At a time of unusual optimism—with SpaceX shares soaring into orbit and big tech companies plowing hundreds of billions of dollars into the artificial-intelligence build-out—here are some of the biggest risks that investors are monitoring:

Stretched valuations, higher rates, AI jitters, and stock supply are all concerns that investors are watching closely. The S&P 500 has already delivered double-digit returns in each of the past three years and is up 9.6% this year, leaving many investors skeptical that the current pace of gains is sustainable.

Optimists note the S&P 500’s forward-looking price/earnings ratio has actually declined this year. That is because, as much as prices have climbed, expectations for corporate profits have risen even more.

But stock valuations still look very stretched when measured against the effectively risk-free return that investors can get by holding U.S. Treasurys to maturity.

This can be seen in the narrow gap between the S&P 500’s earnings yield—the inverse of its P/E ratio, expressed as a percentage—and the yield on 10-year U.S. Treasurys. The so-called excess CAPE yield—a measure of that gap that accounts for inflation—is sitting around 1.3%, near its lowest level of the past decade.

Unless bond yields fall, many believe that could prove to be a headwind for stocks.

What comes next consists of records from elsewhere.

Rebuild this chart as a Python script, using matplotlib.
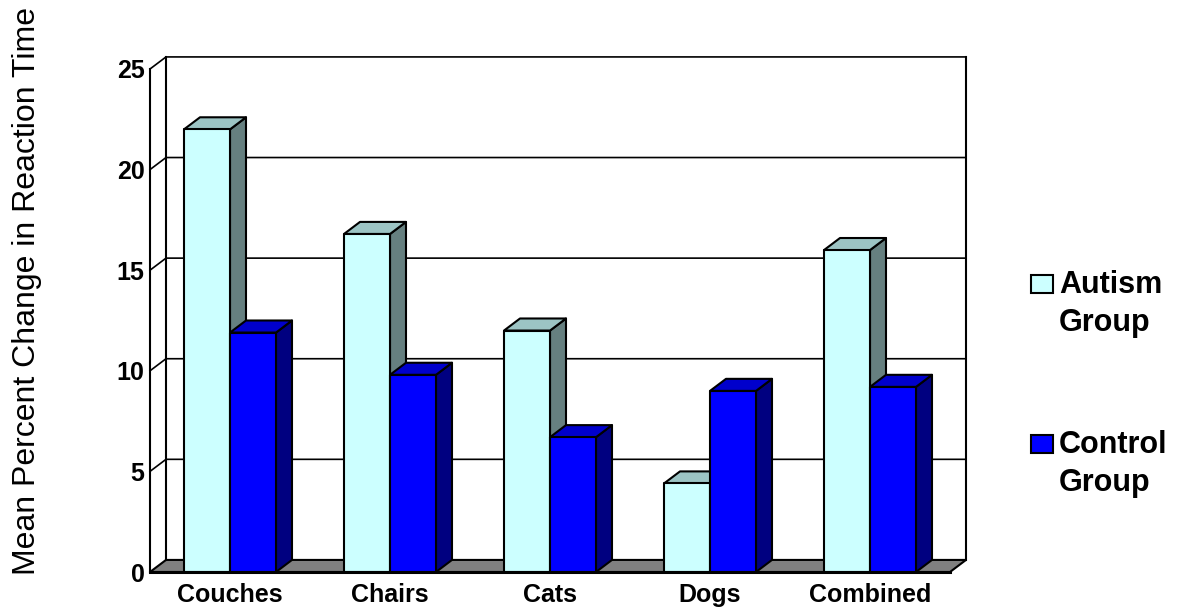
import numpy as np
import matplotlib
matplotlib.use("Agg")
import matplotlib.pyplot as plt
from matplotlib.patches import Polygon, Rectangle

categories = ["Couches", "Chairs", "Cats", "Dogs", "Combined"]
autism = [22.0, 16.8, 12.0, 4.4, 16.0]
control = [11.9, 9.8, 6.7, 9.0, 9.2]
yticks = [0, 5, 10, 15, 20, 25]
series_names = ["Autism\nGroup", "Control\nGroup"]

plt.rcParams["font.family"] = ["Liberation Sans", "DejaVu Sans"]

W, H = 1181, 611
fig = plt.figure(figsize=(W / 100, H / 100), dpi=100)
# axes spans the front plane of the 3D box
ax = fig.add_axes([150 / W, (H - 572) / H, 800 / W, 503 / H])
ax.set_xlim(0, 5)
ax.set_ylim(0, 25)

DX, DY = 0.1, 0.6  # depth offset in data units
BW = 0.2875

faces = {
    "autism": ("#CCFFFF", "#9CC4C4", "#668080"),
    "control": ("#0000FF", "#0000CC", "#000080"),
}


def add_poly(pts, fc, z):
    ax.add_patch(Polygon(pts, closed=True, facecolor=fc, edgecolor="black",
                         lw=1.5, clip_on=False, zorder=z, joinstyle="round"))


# walls and floor
add_poly([(0, 0), (5, 0), (5 + DX, DY), (DX, DY)], "#808080", 1)
ax.plot([DX, DX], [DY, 25 + DY], color="black", lw=1.5, clip_on=False, zorder=1)
ax.plot([5 + DX, 5 + DX], [DY, 25 + DY], color="black", lw=1.5, clip_on=False, zorder=1)
for t in yticks[1:]:
    ax.plot([0, DX, 5 + DX], [t, t + DY, t + DY], color="black", lw=1.2,
            clip_on=False, zorder=1)

# bars
for i in range(len(categories)):
    for key, vals, x0 in (("autism", autism, i + 0.5 - BW), ("control", control, i + 0.5)):
        v = vals[i]
        front, top, side = faces[key]
        add_poly([(x0 + BW, 0), (x0 + BW + DX, DY), (x0 + BW + DX, v + DY), (x0 + BW, v)], side, 3)
        add_poly([(x0, v), (x0 + BW, v), (x0 + BW + DX, v + DY), (x0 + DX, v + DY)], top, 3)
        add_poly([(x0, 0), (x0 + BW, 0), (x0 + BW, v), (x0, v)], front, 3)

ax.plot([0, 5], [0, 0], color="black", lw=2.2, clip_on=False, zorder=4)

for s in ["top", "right", "bottom"]:
    ax.spines[s].set_visible(False)
ax.spines["left"].set_linewidth(1.5)
ax.set_facecolor("none")
ax.set_yticks(yticks)
ax.set_yticklabels([str(t) for t in yticks], fontsize=18, fontweight="bold")
ax.set_xticks(np.arange(len(categories)) + 0.5)
ax.set_xticklabels(categories, fontsize=18, fontweight="bold")
ax.tick_params(axis="y", length=0, pad=4)
ax.tick_params(axis="x", length=0, pad=8)

fig.text(27 / W, (H - 291) / H, "Mean Percent Change in Reaction Time",
         rotation=90, ha="center", va="center", fontsize=23)

# legend
for (name, key, yc) in zip(series_names, ["autism", "control"], [284, 444]):
    fig.patches.append(Rectangle(((1031) / W, (H - yc - 9) / H), 22 / W, 18 / H,
                                 transform=fig.transFigure, facecolor=faces[key][0],
                                 edgecolor="black", lw=1.5))
    fig.text(1059 / W, (H - yc - 20) / H, name, ha="left", va="center",
             fontsize=22, fontweight="bold", linespacing=1.35)

fig.savefig("out.png", dpi=100)
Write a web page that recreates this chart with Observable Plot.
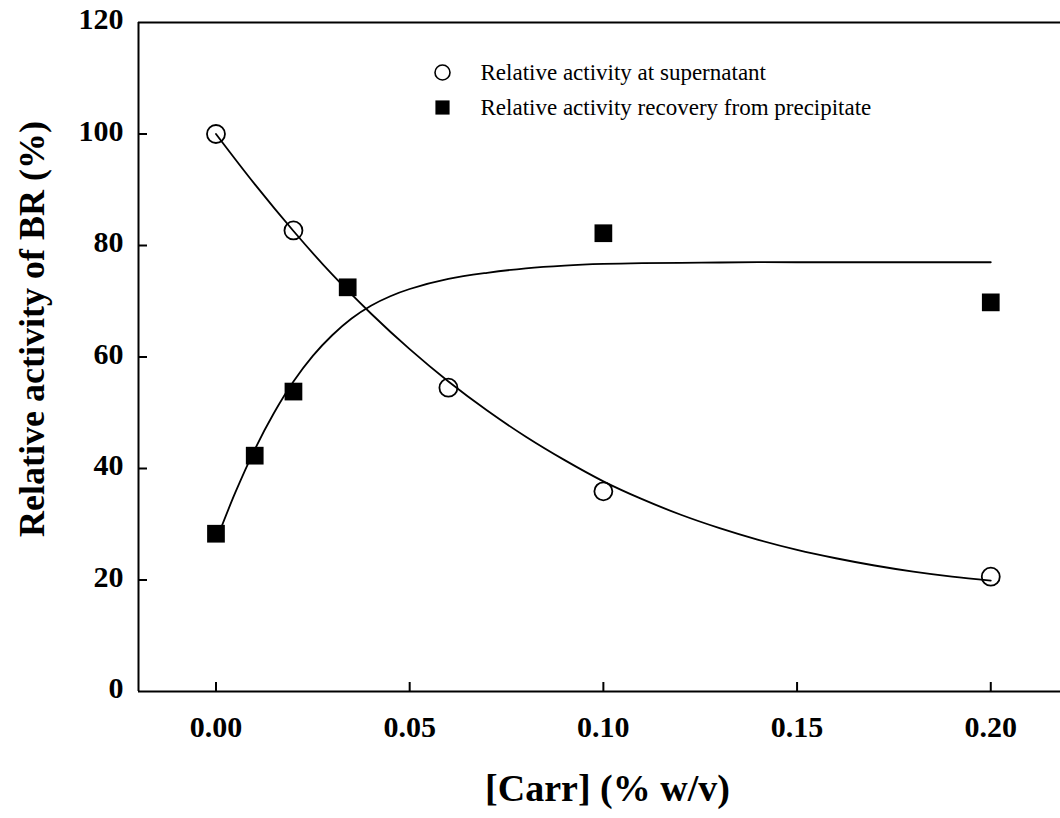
<!DOCTYPE html>
<html>
<head>
<meta charset="utf-8">
<script src="https://cdn.jsdelivr.net/npm/d3@7"></script>
<script src="https://cdn.jsdelivr.net/npm/@observablehq/plot@0.6"></script>
<style>
  html, body { margin: 0; padding: 0; background: white; overflow: hidden; }
</style>
</head>
<body>
<div id="chart"></div>
<script>
// Measured points: relative activity at supernatant (open circles)
const supConc = [0, 0.02, 0.06, 0.10, 0.20];
const supAct  = [100, 82.7, 54.5, 35.9, 20.6];

// Measured points: relative activity recovery from precipitate (filled squares)
const preConc = [0, 0.01, 0.02, 0.034, 0.10, 0.20];
const preAct  = [28.3, 42.3, 53.8, 72.5, 82.2, 69.8];

// Fitted curve: supernatant
const supFitConc = [0, 0.01, 0.02, 0.03, 0.04, 0.05, 0.06, 0.07, 0.08, 0.09, 0.10,
                    0.11, 0.12, 0.13, 0.14, 0.15, 0.16, 0.17, 0.18, 0.19, 0.20];
const supFitAct  = [100, 91.0, 82.6, 74.8, 67.8, 61.4, 55.6, 50.4, 45.7, 41.5, 37.7,
                    34.5, 31.7, 29.3, 27.2, 25.4, 23.9, 22.6, 21.5, 20.6, 19.9];

// Fitted curve: precipitate
const preFitConc = [0, 0.005, 0.01, 0.015, 0.02, 0.025, 0.03, 0.035, 0.04, 0.045, 0.05,
                    0.06, 0.07, 0.08, 0.09, 0.10, 0.11, 0.12, 0.13, 0.14, 0.15, 0.16, 0.17, 0.18, 0.19, 0.20];
const preFitAct  = [27.0, 35.7, 43.4, 50.0, 55.6, 60.2, 63.9, 66.9, 69.2, 70.9, 72.2,
                    74.0, 75.1, 75.9, 76.4, 76.7, 76.85, 76.9, 76.95, 77.0, 77.0, 77.0, 77.0, 77.0, 77.0, 77.0];

// Axis ticks
const xTicks = [0, 0.05, 0.10, 0.15, 0.20];
const yTicks = [0, 20, 40, 60, 80, 100, 120];
const yInnerTicks = [20, 40, 60, 80, 100];

// Labels
const xLabel = "[Carr] (% w/v)";
const yLabel = "Relative activity of BR (%)";
const legendSup = "Relative activity at supernatant";
const legendPre = "Relative activity recovery from precipitate";

const sup = supConc.map((c, i) => ({c, a: supAct[i]}));
const pre = preConc.map((c, i) => ({c, a: preAct[i]}));
const supFit = supFitConc.map((c, i) => ({c, a: supFitAct[i]}));
const preFit = preFitConc.map((c, i) => ({c, a: preFitAct[i]}));

const W = 1060, H = 818;
const mL = 138, mR = 0, mT = 22, mB = 127;
const frameW = W - mL - mR, frameH = H - mT - mB;
const serif = "'Liberation Serif', 'Times New Roman', Times, serif";

const chart = Plot.plot({
  width: W,
  height: H,
  marginLeft: mL,
  marginRight: mR,
  marginTop: mT,
  marginBottom: mB,
  style: {fontFamily: serif, color: "black", background: "white", maxWidth: "none"},
  x: {domain: [-0.02, 0.218]},
  y: {domain: [0, 120]},
  marks: [
    // frame
    Plot.ruleY([0, 120], {stroke: "black", strokeWidth: 2}),
    Plot.ruleX([-0.02], {stroke: "black", strokeWidth: 2}),
    // inward ticks
    Plot.tickY(yInnerTicks, {y: d => d, insetRight: frameW - 9, stroke: "black", strokeWidth: 2}),
    Plot.tickX(xTicks, {x: d => d, insetTop: frameH - 9, stroke: "black", strokeWidth: 2}),
    // tick labels
    Plot.axisX(xTicks, {tickSize: 0, tickPadding: 24, tickFormat: d3.format(".2f"), fontSize: 30, fontWeight: "bold", label: null}),
    Plot.axisY(yTicks, {tickSize: 0, tickPadding: 15, fontSize: 30, fontWeight: "bold", dy: -3, label: null}),
    // axis titles
    Plot.text([xLabel], {frameAnchor: "bottom", textAnchor: "middle", lineAnchor: "middle", dx: 8, dy: 97, fontSize: 38, fontWeight: "bold", fill: "black"}),
    Plot.text([yLabel], {frameAnchor: "left", textAnchor: "middle", lineAnchor: "middle", dx: -106, dy: -28, rotate: -90, fontSize: 36, fontWeight: "bold", fill: "black"}),
    // fitted curves
    Plot.line(supFit, {x: "c", y: "a", curve: "catmull-rom", stroke: "black", strokeWidth: 1.8}),
    Plot.line(preFit, {x: "c", y: "a", curve: "catmull-rom", stroke: "black", strokeWidth: 1.8}),
    // data points
    Plot.dot(pre, {x: "c", y: "a", symbol: "square", r: 10, fill: "black", stroke: "none"}),
    Plot.dot(sup, {x: "c", y: "a", symbol: "circle", r: 9, fill: "none", stroke: "black", strokeWidth: 1.8}),
    // legend
    Plot.dot([legendSup], {frameAnchor: "top-left", dx: 304, dy: 50, symbol: "circle", r: 7.5, fill: "none", stroke: "black", strokeWidth: 1.6}),
    Plot.dot([legendPre], {frameAnchor: "top-left", dx: 304, dy: 85, symbol: "square", r: 8, fill: "black", stroke: "none"}),
    Plot.text([legendSup], {frameAnchor: "top-left", textAnchor: "start", lineAnchor: "middle", dx: 342, dy: 50.6, fontSize: 23, fontWeight: "normal", fill: "black"}),
    Plot.text([legendPre], {frameAnchor: "top-left", textAnchor: "start", lineAnchor: "middle", dx: 342, dy: 85.6, fontSize: 23, fontWeight: "normal", fill: "black"})
  ]
});
document.getElementById("chart").append(chart);
</script>
</body>
</html>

Higher rates are also a concern, with yields having retreated only marginally since the interim peace agreement was reached. With inflation comfortably above the Fed’s 2% target and moving higher in recent months, many investors are hesitant to get too excited about what a drop in oil prices could mean.

Investors also intensified bets on rate increases after last week’s Fed meeting led by new Chairman Kevin Warsh, who expressed more concern about inflation than many had anticipated.

AI jitters are also a concern, with spending on data centers and other AI infrastructure this year by just four big tech companies expected to total more than $670 billion—a larger investment as a share of the economy than the railroad expansion of the 1850s.

Questions linger about the foundations of that investment boom, with some investors seeing a pullback in AI-infrastructure investment as the biggest threat to stocks, given its importance to both corporate profits and economic growth.

Stock supply is also a concern, with companies that need cash to fund AI investments taking advantage of the opportunity to sell shares at high prices.

Accounting for both stock sales and retirements, net equity issuance by nonfinancial companies turned positive in the first quarter of this year for the first time since 2021, according to Fed data.

That was even before SpaceX raised $86 billion in its initial public offering this month and Alphabet announced plans to raise $85 billion with its own equity offering.

So far, investors have managed to absorb this influx of stock supply. But the trend has still raised concerns, given that net equity supply also turned positive not long before previous stock selloffs in 2000 and 2022.